Q1 2022 Portfolio Update
performance reviews and reflections
The portfolio was down 8% over the first quarter. This is in the same ballpark as the S&P 500 which is down 5%. I’m not sure if this means anything over such a short period. Over the past 12 months, the portfolio is up 15% while the S&P 500 is up 16%. Over the past 3 years the portfolio has returned 72% against the S&P 500 return of 57%.
The last few months have been a bit of a roller coaster. If you were to watch the performance daily, it would be gut churning. Weekly observations would still be tough to swallow. If you only looked once a month… “meh; no biggie”. It’s been a good lesson to disconnect most of the time and spend the time on what matters: watching the businesses and how they are performing and what their forward prospects are.
A Shift to Quality
I’ve recently been thinking more about business quality. Now that I’ve been fortunate enough to accumulate a reasonable amount of capital and I have been blessed with a good steady and high income from my day job, my focus has shifted away from simply reaching for high returns towards a better chance at good returns over the long term.
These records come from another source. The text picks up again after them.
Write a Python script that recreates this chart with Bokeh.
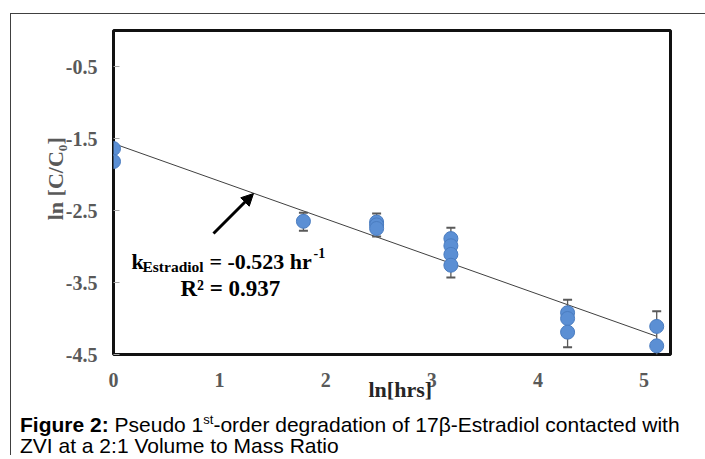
from bokeh.plotting import figure
from bokeh.models import Label, Arrow, NormalHead, FixedTicker, Div
from bokeh.layouts import column
from bokeh.embed import file_html
from bokeh.resources import INLINE

# ---- data ----
x_hours_ln = [0, 0, 1.79, 2.48, 2.48, 2.48, 3.18, 3.18, 3.18, 3.18, 4.28, 4.28, 4.28, 5.12, 5.12]
y_lnC = [-1.64, -1.82, -2.65, -2.66, -2.70, -2.75, -2.89, -2.99, -3.11, -3.26, -3.92, -4.00, -4.19, -4.11, -4.38]
err_x = [1.79, 2.48, 3.18, 4.28, 5.12]
err_hi = [-2.53, -2.54, -2.74, -3.74, -3.90]
err_lo = [-2.78, -2.86, -3.43, -4.40, -4.60]
fit_slope = -0.523
fit_intercept = -1.57
fit_x = [0, 5.12]
x_ticks = [0, 1, 2, 3, 4, 5]
y_ticks = [-4.5, -3.5, -2.5, -1.5, -0.5]
y_tick_labels = ["-4.5", "-3.5", "-2.5", "-1.5", "-0.5"]

# figure placed at page (11, 14) inside a bordered column
OX, OY = 11, 14
W, H = 694, 395
FL, FR, FT, FB = 102, 35, 16, 55
XMIN, XMAX, YMIN, YMAX = 0, 5.25, -4.5, 0

p = figure(width=W, height=H, output_backend="svg", toolbar_location=None,
           x_range=(XMIN, XMAX), y_range=(YMIN, YMAX),
           min_border_left=FL, min_border_right=FR, min_border_top=FT, min_border_bottom=FB)
p.grid.visible = False
p.background_fill_color = "white"
p.outline_line_color = "#111111"
p.outline_line_width = 3

fw = W - FL - FR
fh = H - FT - FB

def X(px):  # page px -> data x
    return XMIN + (px - OX - FL) * (XMAX - XMIN) / fw

def Y(py):  # page px -> data y
    return YMAX - (py - OY - FT) * (YMAX - YMIN) / fh

serif = "Liberation Serif"
sans = "Liberation Sans"

for ax in (p.xaxis[0], p.yaxis[0]):
    ax.axis_line_color = None
    ax.minor_tick_line_color = None
    ax.major_label_text_font = serif
    ax.major_label_text_font_style = "bold"
    ax.major_label_text_font_size = "20px"
    ax.major_label_text_color = "#595959"
    ax.axis_label_text_font = serif
    ax.axis_label_text_font_style = "bold"
    ax.axis_label_text_font_size = "22px"

p.xaxis.ticker = FixedTicker(ticks=x_ticks)
p.yaxis.ticker = FixedTicker(ticks=y_ticks)
p.yaxis.major_label_overrides = dict(zip(y_ticks, y_tick_labels))
p.xaxis.major_tick_line_color = None
p.xaxis.major_label_standoff = 12
p.yaxis.major_tick_in = 6
p.yaxis.major_tick_out = 0
p.yaxis.major_tick_line_color = "#a6a6a6"
p.yaxis.major_label_standoff = 16

p.xaxis.axis_label = "\u00a0\u00a0\u00a0ln[hrs]"
p.xaxis.axis_label_text_color = "#262626"
p.xaxis.axis_label_standoff = -13
p.yaxis.axis_label = "\u00a0\u00a0\u00a0\u00a0\u00a0ln [C/C\u2080]"
p.yaxis.axis_label_text_color = "#595959"
p.yaxis.axis_label_standoff = -5

# fit line
fit_y = [fit_intercept + fit_slope * v for v in fit_x]
p.line(fit_x, fit_y, line_color="#404040", line_width=1)

# error bars
p.segment(x0=err_x, y0=err_lo, x1=err_x, y1=err_hi, line_color="#595959", line_width=1.3)
p.scatter(err_x, err_hi, marker="dash", size=9, line_color="#595959", line_width=2)
p.scatter(err_x, err_lo, marker="dash", size=9, line_color="#595959", line_width=2)

# points
p.scatter(x_hours_ln, y_lnC, size=14, fill_color="#5b8fd4", line_color="#4a7cc0", line_width=1)

# arrow
p.add_layout(Arrow(x_start=X(213), y_start=Y(233), x_end=X(253), y_end=Y(193),
                   line_color="black", line_width=3,
                   end=NormalHead(size=12, fill_color="black", line_color="black")))

def lab(text, px, py, size, font=serif, style="bold", color="black", align="left"):
    p.add_layout(Label(x=X(px), y=Y(py), text=text, text_font=font, text_font_style=style,
                       text_font_size=size, text_color=color, text_align=align,
                       text_baseline="alphabetic"))

# annotation
lab("k", 131, 261, "22px")
lab("Estradiol", 142, 266, "15.5px")
lab("= -0.523 hr", 209, 261, "22px")
lab("-1", 313, 252, "14px")
lab("R\u00b2 = 0.937", 180, 288, "23px")

caption = Div(
    text=("<b>Figure 2:</b> Pseudo 1<sup style='font-size:13px'>st</sup>-order degradation of "
          "17\u03b2-Estradiol contacted with<br>ZVI at a 2:1 Volume to Mass Ratio"),
    width=W - 10, height=46,
    styles={"font-family": sans, "font-size": "21px", "line-height": "21px",
            "color": "black", "padding-left": "9px", "margin": "0px"},
)

layout = column(p, caption, spacing=0,
                styles={"margin-left": f"{OX - 1}px", "margin-top": f"{OY - 1}px",
                        "border-left": "1px solid #404040", "border-top": "1px solid #404040"})

open("out.html", "w").write(file_html(layout, INLINE))
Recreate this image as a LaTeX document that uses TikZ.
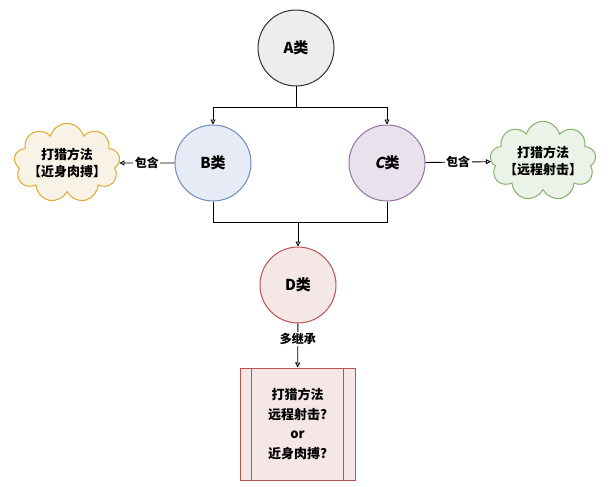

I still want to hunt for opportunities in microcap businesses that may be under followed. But I also want to have a core holdings of some of the best businesses available when they become reasonably priced.
Over the past few months, I’ve sold a few of my lower quality businesses and amassed some well known businesses with long histories of high quality operations. I bought the following new small positions:
$spgi - S&P Global
$mco - Moody’s
$v - Visa
$adbe - Adobe
$tmo - Thermo Fisher Scientific
$dhr - Danaher
I sold out of $patk Patrick Industries and sold a small portion of Altria $mo and most of my remaining Berkshire Hathaway $brk.b (blasphemy, I know).
The Minor League
I have been thinking of how to treat the smaller, less well known, and under-scaled or unproven businesses. I’ve been thinking of treating these more like a minor league farm team roster. The few that perform over the years will become bigger positions and new capital can be allocated if they’ve earned a position in the “big leagues” of my portfolio.
These are a few of the businesses I’d like to learn more about for one reason or another. I’ve either heard some smart people talk about them or seen some clues that they might be great businesses. Some might end up being in the “too hard” pile and that’s okay too.
$glxz Galaxy Gaming - 100 m$ microcap in the i-gaming business. A secular growth trend is underway in the industry and the business is asset light and high margins with decent growth prospects. Need to dig into it more.
$pool Pool Corp - a formidable compounder for the last decade or more. Small cap that distributes parts and services that go with the new build and maintenance for pools.
$otcm OTC Markets - a well run high margin and asset light business with float and no need for new capital to grow. Basically a monopoly in its industry covering the “over the counter” stocks.
$cts.to Converge Technology Solutions - a small cap serial acquirer in IT software, cloud solutions and cybersecurity.
That’s it for now. Keep an eye out for some new write-ups on these future prospects over the next few months.